Two Romanians charged with hacking Washington DC police computers as part of ransomware campaign
US authorities have issued arrest warrants for two Romanian nationals, for allegedly hacking into 123 police computers linked to CCTV cameras, in Washington DC.
The hack came at a hugely sensitive time for the United States, as the compromise of the surveillance cameras happened just days before President Donald Trump’s inauguration.
If proven, this will not be the first time that criminal gangs have targetted and utilised CCTV systems for ransomware or DDoS attacks.
The two people charged are being held in Romania, having been arrested at Bucharest Otopeni airport on 15 December.
According to the US statement, Mihai Alexandru Isvanca, 25 is currently in custody in Romania, whereas and Eveline Cismaru, 28, is currently under house arrest pending further legal proceedings.
“Both defendants are charged with conspiracy to commit wire fraud and conspiracy to commit various forms of computer fraud,” said the US Department of Justice (DoJ).
The maximum penalty for a conspiracy to commit wire fraud is 20 years in prison.
The US Secret Service was apparently notified on 12 January 2017 that a number of Metropolitan Police Department surveillance cameras had been compromised.

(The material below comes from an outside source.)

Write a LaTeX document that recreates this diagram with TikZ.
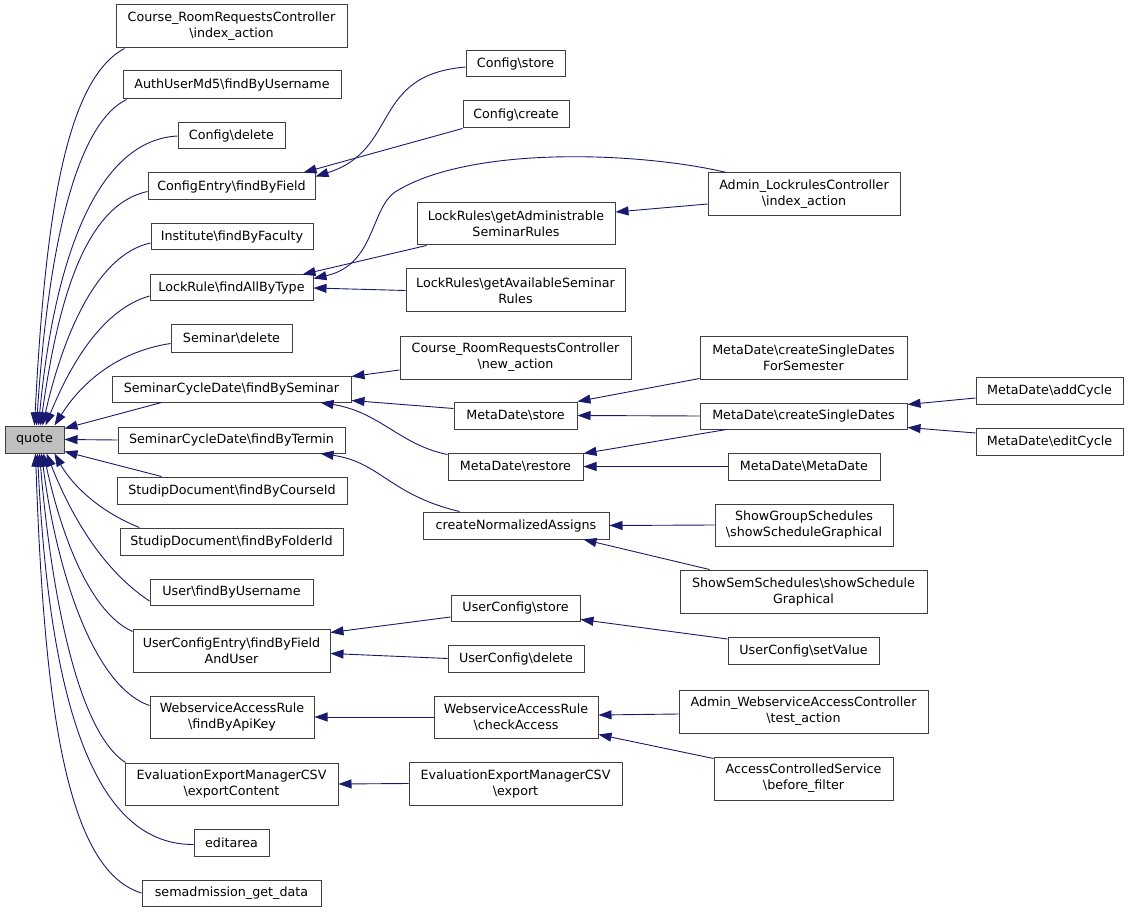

Secret Service agents immediately investigated and found that the MPD surveillance camera computers were compromised between 9 and 12 January, 2017, with “cerber” and “dharma” ransomware variants being found on the computers.
“Other evidence in the investigation revealed a scheme to distribute ransomware by email to at least 179,000 email addresses,” said the DoJ.
The DoJ also said that Isvanca and Cismaru participated in the ransomware scheme using the compromised MPD surveillance camera computers, along with other people.
The investigation has also identified certain victims who had received the ransomware or whose servers had been accessed during the scheme.
“This case was of the highest priority due to its impact on the Secret Service’s protective mission and its potential effect on the security plan for the 2017 Presidential Inauguration,” said the DoJ. “In partnership with MPD’s Chief Technology Office, the Secret Service and MPD quickly ensured that the surveillance camera system was secure and operational prior to the Inauguration and continued to investigate the criminal offences charged.”
The US Secret Service investigation was also apparently helped by the UK’s National Crime Agency and Metropolitan Police, as well as the Netherland’s National High Tech Crimes Unit and the Romanian National Police and the FBI.
This is not the first time that CCTV systems have been compromised by criminal gangs.
In 2016 researchers at security firm Sucuri uncovered an unusual botnet made up entirely of Internet-connected CCTV cameras.
That incident recalled a similar case in 2015 when a security firm found a botnet made up of 900 CCTV cameras was launching an attack on an unnamed cloud services provider.